Another issue is hygiene. Macros expand in the caller's context. If your macro generates a variable name that clashes with a variable in the caller's scope, you get a name collision. The compiler reports E0428 (constant with this name already defined) or a similar conflict error. Use quote::format_ident! to generate unique identifiers if needed. The quote crate handles most hygiene automatically by marking identifiers as coming from the macro crate.
A third pitfall is missing dependencies. If your macro generates code that uses a type from an external crate, the caller must import that crate. If the caller forgets the import, the compiler reports E0432 (use of undeclared type). Document the dependencies your macro requires. Add a note in the macro's doc comment listing the traits or types the caller must bring into scope.

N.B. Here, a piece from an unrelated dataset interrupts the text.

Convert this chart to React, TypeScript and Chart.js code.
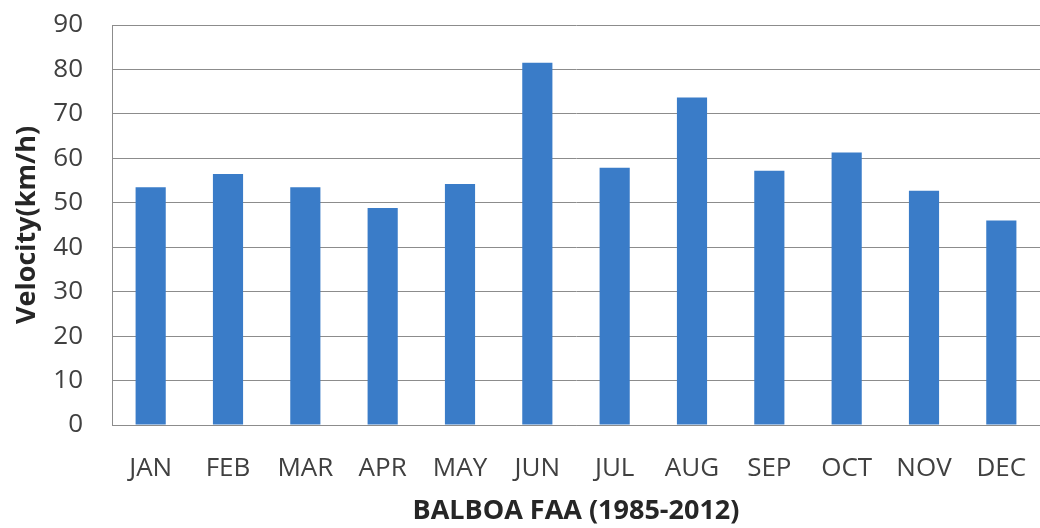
import React, { useEffect, useRef } from "react";
import { Chart, registerables } from "chart.js";

Chart.register(...registerables);

const categories = ["JAN", "FEB", "MAR", "APR", "MAY", "JUN", "JUL", "AUG", "SEP", "OCT", "NOV", "DEC"];
const velocity = [53.5, 56.5, 53.5, 48.8, 54.2, 81.5, 57.9, 73.7, 57.2, 61.3, 52.7, 46.0];
const yTitle = "Velocity(km/h)";
const xTitle = "BALBOA FAA (1985-2012)";

export default function App() {
  const ref = useRef<HTMLCanvasElement | null>(null);
  useEffect(() => {
    document.body.style.margin = "0";
    const ctx = ref.current!;
    const font = "'Open Sans', 'Liberation Sans', sans-serif";
    const chart = new Chart(ctx, {
      type: "bar",
      data: {
        labels: categories,
        datasets: [
          {
            data: velocity,
            backgroundColor: "#3a7cc8",
            borderWidth: 0,
            categoryPercentage: 1,
            barPercentage: 0.39,
          },
        ],
      },
      options: {
        animation: false,
        responsive: false,
        maintainAspectRatio: false,
        layout: { padding: { top: 25, right: 0, left: 0, bottom: 0 } },
        plugins: { legend: { display: false }, tooltip: { enabled: false } },
        scales: {
          x: {
            grid: { display: false, drawTicks: false },
            border: { display: true, color: "#8c8c8c", width: 1 },
            ticks: { color: "#404040", font: { family: font, size: 26 }, padding: 28, maxRotation: 0, autoSkip: false },
            title: {
              display: true,
              text: xTitle,
              color: "#262626",
              font: { family: font, size: 27, weight: "bold" },
              padding: { top: 10, bottom: 0 },
            },
            afterFit: (s: any) => {
              s.height = 103;
              s.paddingLeft = 0;
              s.paddingRight = 0;
            },
          },
          y: {
            min: 0,
            max: 90,
            ticks: { stepSize: 10, color: "#404040", font: { family: font, size: 26 }, padding: 29 },
            grid: { color: "#8c8c8c", lineWidth: 1, drawTicks: false },
            border: { display: true, color: "#8c8c8c", width: 1 },
            title: {
              display: true,
              text: yTitle,
              color: "#262626",
              font: { family: font, size: 27, weight: "bold" },
              padding: { top: 11, bottom: 0 },
            },
            afterFit: (s: any) => {
              s.width = 112;
              s.paddingTop = 0;
              s.paddingBottom = 0;
            },
          },
        },
      },
    });
    return () => chart.destroy();
  }, []);
  return (
    <div style={{ position: "absolute", left: 0, top: 0, width: 1040, height: 528 }}>
      <canvas ref={ref} width={1040} height={528} />
    </div>
  );
}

Convention aside: The community expects macro crates to re-export the traits they implement. If your macro implements MyTrait, the macro crate should also define MyTrait or re-export it from a shared crate. This reduces friction for users. They can use my_macro::{MyDerive, MyTrait}; in one line.
Convention: proc-macro2 vs proc_macro
You will see two crates mentioned: proc_macro and proc-macro2. The proc_macro crate is part of the standard library. It provides the types used in the macro function signature, like TokenStream. It only works in crates with proc-macro = true. You cannot use it in unit tests.
The proc-macro2 crate is a third-party shim. It provides the same types but works in any crate. syn and quote use proc-macro2 types internally. When you write a macro, you convert between proc_macro::TokenStream and proc-macro2::TokenStream at the boundary. The parse_macro_input! and quote! macros handle this conversion automatically.
This design allows you to write unit tests for your macro logic. You can test the parsing and generation functions in isolation without compiling a macro crate. This is a significant quality-of-life improvement. Write your core logic using proc-macro2 types. Convert to proc_macro only at the entry point.
Test your macro logic in unit tests. The macro crate is hard to iterate on. Tests make development faster.
Decision: when to use procedural macros
Procedural macros are powerful but add complexity. They require a separate crate, increase compile times, and can produce confusing error messages if not implemented carefully. Choose the right tool for the job.
Use procedural macros when you need to generate code based on the structure of a type, such as implementing traits for structs or enums.
Use declarative macros when you need simple pattern matching and text substitution without parsing a full abstract syntax tree.
Use a build script when you need to generate code based on external files, system configuration, or non-Rust data sources.
Use a regular function when the logic can be expressed at runtime and does not require compile-time code generation.
Trust the borrow checker. It usually has a point. Macros bypass some checks by generating code. Ensure the generated code is safe.